Scrapping the housing revenue account will over time give English councils control of more than £50bn in rental income to use for new homes and other capital investments, according to research published today.council flats KESTEVAN

Under the HRA, the £7bn income from council rents is paid to central government and around £5bn redistributed among local authorities. The rest is used to meet the cost of the £21bn of council housing debt.

But from next April, under plans in the Localism Bill, local authorities will be able to keep their own rental income.
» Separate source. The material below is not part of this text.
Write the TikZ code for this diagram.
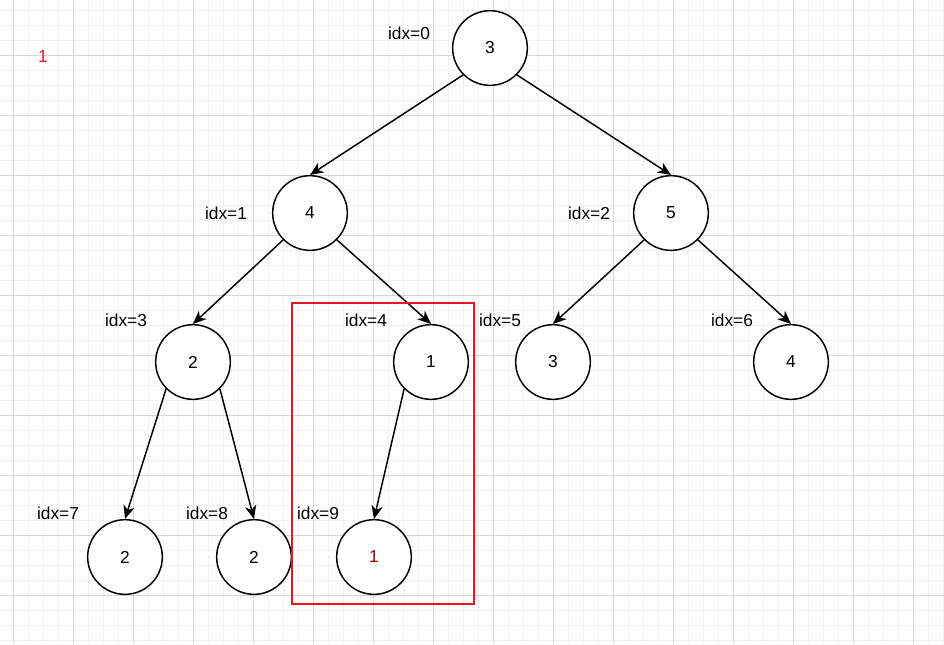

In return they will take on a share of the £21bn housing debt as part of a 30-year business plan.

Outlining the reforms last October, Housing minister Grant Shapps said that no council would take on a level of debt that was not sustainable for the long term.
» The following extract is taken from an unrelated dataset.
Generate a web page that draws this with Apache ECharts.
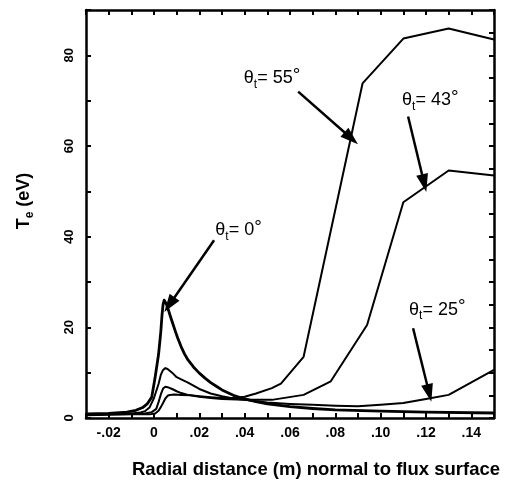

 A report published today by accountants PricewaterhouseCoopers and the Smith Institute think-tank found that if rent were to increase by just 0.5% above inflation, as projected by the government, councils could be in surplus by £54bn over 30 years – £25bn in today’s money.

The reforms would be ‘beneficial for councils, their tenants, and their communities’, it concludes.
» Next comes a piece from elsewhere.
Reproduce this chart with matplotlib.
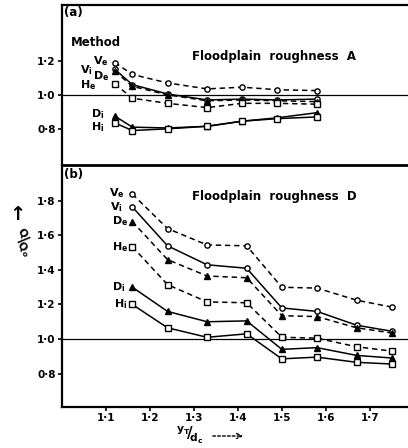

PwC head of housing Richard Parker said the report ‘sought to identify the full potential of the reforms’, and called for councils to develop ‘medium to long-term business plans that are influenced by investment need’ for the surplus cash.

‘In practice, councils will need to take a prudent view of their ability to increase rent levels and manage their costs before they are in a position to identify the investment resources that will be available to them.’

According to the report, London will have the biggest 30-year surplus at more than £15bn, followed by the southeast of England with more than £7bn.

However, Parker said that there was a possibility that rent increases might be lower than projected, thereby decreasing the surplus available for investment. ‘Faced with this risk, our work has indicated that some councils are reluctant to plan for the long term.

Others, however, recognise the clear choice that exists between lower rents and higher investment. The point is that councils now have decisions to make and will need to develop strategic investment plans that reflect these.’

Paul Hackett, director of the Smith Institute, added: ‘HRA reform signals a new era for council housing. The government and councils must work together to ensure that the new self-financing regime offers long term opportunities to invest in refurbishment and new affordable homes.’